§ **WHAT THE TASK REQUIRES**:
Look for the line containing "Recreate this image" and the line containing "vp_y = [1168, 1167, 1167, 323, 322, 322]" in the entries below. Copy those two and all lines between them exactly, leaving out pictures.

§ **DATA TO PROCESS**:
********************

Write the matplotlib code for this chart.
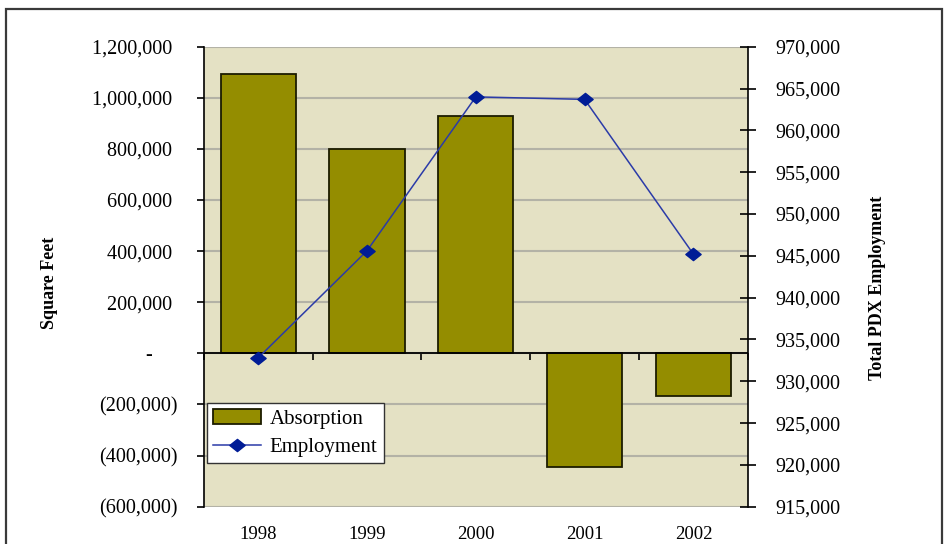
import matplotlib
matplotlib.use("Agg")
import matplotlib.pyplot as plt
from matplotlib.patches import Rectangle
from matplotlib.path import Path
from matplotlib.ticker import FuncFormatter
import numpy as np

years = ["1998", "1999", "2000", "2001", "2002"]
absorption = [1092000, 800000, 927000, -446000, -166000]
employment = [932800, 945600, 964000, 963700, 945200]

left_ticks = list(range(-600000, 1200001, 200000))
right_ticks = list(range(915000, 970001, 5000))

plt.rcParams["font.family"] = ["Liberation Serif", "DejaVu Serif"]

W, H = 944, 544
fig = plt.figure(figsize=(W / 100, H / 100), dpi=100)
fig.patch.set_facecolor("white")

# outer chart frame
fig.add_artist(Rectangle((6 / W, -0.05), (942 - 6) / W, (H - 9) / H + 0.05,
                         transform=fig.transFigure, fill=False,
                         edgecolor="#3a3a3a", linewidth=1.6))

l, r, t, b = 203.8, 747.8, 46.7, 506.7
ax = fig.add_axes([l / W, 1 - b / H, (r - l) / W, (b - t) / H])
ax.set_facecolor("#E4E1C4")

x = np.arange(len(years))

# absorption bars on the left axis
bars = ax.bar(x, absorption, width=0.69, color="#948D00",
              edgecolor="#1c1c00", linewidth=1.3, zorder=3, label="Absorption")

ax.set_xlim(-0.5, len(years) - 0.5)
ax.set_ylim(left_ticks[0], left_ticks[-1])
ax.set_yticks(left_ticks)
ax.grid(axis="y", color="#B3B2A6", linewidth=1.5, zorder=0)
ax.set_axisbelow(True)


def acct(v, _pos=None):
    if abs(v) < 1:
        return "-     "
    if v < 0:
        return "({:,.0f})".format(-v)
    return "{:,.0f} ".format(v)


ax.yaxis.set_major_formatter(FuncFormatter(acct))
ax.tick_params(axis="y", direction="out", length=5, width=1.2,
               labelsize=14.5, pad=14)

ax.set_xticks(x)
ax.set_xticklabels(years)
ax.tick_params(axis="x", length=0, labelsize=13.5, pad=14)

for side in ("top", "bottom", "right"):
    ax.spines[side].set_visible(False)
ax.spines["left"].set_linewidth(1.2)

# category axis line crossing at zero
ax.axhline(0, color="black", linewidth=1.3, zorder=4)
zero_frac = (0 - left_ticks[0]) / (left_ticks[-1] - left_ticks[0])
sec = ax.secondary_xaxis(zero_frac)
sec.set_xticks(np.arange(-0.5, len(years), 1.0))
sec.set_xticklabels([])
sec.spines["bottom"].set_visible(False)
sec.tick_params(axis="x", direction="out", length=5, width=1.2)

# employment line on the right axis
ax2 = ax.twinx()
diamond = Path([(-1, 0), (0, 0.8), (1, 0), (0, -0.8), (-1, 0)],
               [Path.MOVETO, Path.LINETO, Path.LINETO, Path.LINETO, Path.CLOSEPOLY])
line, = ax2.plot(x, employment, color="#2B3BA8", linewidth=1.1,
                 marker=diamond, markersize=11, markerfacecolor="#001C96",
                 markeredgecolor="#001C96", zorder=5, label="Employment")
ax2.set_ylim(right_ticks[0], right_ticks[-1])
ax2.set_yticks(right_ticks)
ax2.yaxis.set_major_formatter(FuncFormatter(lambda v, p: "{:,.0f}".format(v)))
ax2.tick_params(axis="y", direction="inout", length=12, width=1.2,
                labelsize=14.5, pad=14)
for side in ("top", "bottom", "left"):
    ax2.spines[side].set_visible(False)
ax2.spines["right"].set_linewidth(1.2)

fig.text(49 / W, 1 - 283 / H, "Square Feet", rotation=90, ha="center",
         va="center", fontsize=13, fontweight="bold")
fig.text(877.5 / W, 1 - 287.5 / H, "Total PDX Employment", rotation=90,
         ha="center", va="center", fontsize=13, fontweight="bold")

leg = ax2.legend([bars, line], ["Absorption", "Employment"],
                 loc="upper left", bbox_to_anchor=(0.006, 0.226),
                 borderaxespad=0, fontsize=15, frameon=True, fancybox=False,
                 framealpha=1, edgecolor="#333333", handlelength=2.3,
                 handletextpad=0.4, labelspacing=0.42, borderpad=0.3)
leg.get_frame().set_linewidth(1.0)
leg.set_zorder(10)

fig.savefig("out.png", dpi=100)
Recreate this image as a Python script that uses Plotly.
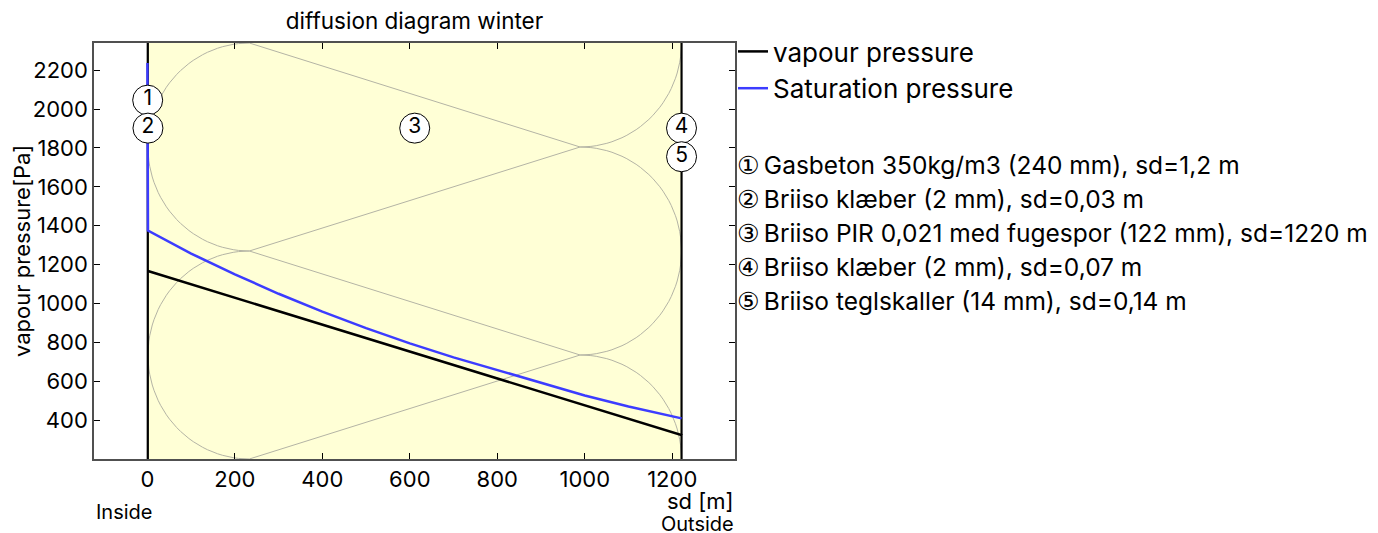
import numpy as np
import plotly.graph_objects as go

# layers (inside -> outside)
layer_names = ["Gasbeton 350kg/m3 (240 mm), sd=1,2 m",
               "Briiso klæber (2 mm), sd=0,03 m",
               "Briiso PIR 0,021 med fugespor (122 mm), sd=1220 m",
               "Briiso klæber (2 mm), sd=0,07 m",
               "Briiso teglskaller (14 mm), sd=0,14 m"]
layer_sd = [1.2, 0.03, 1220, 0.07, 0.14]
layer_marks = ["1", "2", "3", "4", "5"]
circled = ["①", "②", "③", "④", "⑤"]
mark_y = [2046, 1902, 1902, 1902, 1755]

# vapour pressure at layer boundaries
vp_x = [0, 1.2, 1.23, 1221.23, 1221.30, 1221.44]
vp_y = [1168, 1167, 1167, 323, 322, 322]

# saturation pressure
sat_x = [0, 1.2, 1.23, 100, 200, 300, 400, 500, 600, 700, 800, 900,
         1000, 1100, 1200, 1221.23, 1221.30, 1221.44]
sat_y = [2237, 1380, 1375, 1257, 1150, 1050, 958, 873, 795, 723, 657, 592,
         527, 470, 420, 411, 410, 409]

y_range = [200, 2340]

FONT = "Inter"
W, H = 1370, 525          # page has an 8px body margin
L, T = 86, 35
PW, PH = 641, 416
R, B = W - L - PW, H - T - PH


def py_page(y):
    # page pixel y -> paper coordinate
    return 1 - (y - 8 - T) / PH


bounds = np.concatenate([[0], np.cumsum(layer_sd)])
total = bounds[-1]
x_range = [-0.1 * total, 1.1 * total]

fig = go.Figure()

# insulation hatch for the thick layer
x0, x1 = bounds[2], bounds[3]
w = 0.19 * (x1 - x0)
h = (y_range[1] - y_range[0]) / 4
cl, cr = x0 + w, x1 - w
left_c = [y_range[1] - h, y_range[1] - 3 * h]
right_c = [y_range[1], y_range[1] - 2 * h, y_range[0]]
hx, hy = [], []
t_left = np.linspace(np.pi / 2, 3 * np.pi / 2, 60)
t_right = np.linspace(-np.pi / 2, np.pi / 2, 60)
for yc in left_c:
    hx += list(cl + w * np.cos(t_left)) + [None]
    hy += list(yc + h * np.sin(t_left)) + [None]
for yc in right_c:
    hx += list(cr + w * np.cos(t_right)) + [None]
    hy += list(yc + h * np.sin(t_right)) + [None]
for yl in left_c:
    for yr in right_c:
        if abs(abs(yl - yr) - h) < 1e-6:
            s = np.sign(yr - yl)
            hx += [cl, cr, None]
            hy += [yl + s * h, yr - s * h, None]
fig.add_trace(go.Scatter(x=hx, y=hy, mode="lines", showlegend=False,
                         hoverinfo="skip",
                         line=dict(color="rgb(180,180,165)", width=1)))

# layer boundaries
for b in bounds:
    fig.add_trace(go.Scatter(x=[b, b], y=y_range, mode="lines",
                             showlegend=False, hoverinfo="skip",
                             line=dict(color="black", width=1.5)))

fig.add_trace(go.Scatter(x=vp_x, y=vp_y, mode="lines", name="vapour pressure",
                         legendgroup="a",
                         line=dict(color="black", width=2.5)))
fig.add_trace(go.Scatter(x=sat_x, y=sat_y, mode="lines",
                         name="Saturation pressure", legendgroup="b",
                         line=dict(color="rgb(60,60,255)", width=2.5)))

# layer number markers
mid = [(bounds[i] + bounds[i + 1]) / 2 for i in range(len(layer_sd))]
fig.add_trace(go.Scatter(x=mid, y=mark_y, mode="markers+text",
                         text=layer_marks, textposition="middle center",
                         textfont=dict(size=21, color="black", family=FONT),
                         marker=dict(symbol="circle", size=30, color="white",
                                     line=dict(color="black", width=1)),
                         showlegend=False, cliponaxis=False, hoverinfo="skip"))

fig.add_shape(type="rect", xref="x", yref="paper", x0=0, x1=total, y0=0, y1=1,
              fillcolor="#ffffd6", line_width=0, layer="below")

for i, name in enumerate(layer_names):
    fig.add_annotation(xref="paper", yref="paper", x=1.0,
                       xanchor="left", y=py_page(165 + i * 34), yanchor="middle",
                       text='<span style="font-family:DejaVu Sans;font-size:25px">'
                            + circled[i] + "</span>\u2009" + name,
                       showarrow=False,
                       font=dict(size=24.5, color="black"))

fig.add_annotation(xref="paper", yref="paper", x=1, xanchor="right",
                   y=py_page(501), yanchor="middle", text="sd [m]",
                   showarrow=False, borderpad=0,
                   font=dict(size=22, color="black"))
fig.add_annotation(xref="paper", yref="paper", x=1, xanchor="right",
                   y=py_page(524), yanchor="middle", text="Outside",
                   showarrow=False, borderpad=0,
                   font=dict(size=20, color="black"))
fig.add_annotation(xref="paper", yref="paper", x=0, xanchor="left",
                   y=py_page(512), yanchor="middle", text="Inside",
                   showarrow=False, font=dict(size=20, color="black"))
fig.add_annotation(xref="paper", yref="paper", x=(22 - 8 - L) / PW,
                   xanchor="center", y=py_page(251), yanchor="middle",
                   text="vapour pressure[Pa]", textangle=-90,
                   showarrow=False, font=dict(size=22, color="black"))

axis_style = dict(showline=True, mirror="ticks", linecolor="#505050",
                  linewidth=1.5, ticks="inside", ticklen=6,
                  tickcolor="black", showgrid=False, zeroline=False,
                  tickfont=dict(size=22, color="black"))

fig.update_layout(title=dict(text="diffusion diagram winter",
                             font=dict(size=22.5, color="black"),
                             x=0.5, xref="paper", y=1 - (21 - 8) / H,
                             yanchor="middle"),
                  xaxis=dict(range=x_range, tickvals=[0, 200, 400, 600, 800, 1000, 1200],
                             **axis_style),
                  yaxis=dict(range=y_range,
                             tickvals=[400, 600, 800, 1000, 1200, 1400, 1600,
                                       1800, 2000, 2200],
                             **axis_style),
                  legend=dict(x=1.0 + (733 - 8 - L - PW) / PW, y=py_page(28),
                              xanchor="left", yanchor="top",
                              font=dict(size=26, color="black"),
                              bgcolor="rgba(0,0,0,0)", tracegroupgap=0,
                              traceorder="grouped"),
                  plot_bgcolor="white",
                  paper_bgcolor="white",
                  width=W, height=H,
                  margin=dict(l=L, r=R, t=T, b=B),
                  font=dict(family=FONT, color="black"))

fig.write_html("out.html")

********************

§ **RESULT OF THIS TASK**:
Recreate this image as a Python script that uses Plotly.
import numpy as np
import plotly.graph_objects as go

# layers (inside -> outside)
layer_names = ["Gasbeton 350kg/m3 (240 mm), sd=1,2 m",
               "Briiso klæber (2 mm), sd=0,03 m",
               "Briiso PIR 0,021 med fugespor (122 mm), sd=1220 m",
               "Briiso klæber (2 mm), sd=0,07 m",
               "Briiso teglskaller (14 mm), sd=0,14 m"]
layer_sd = [1.2, 0.03, 1220, 0.07, 0.14]
layer_marks = ["1", "2", "3", "4", "5"]
circled = ["①", "②", "③", "④", "⑤"]
mark_y = [2046, 1902, 1902, 1902, 1755]

# vapour pressure at layer boundaries
vp_x = [0, 1.2, 1.23, 1221.23, 1221.30, 1221.44]
vp_y = [1168, 1167, 1167, 323, 322, 322]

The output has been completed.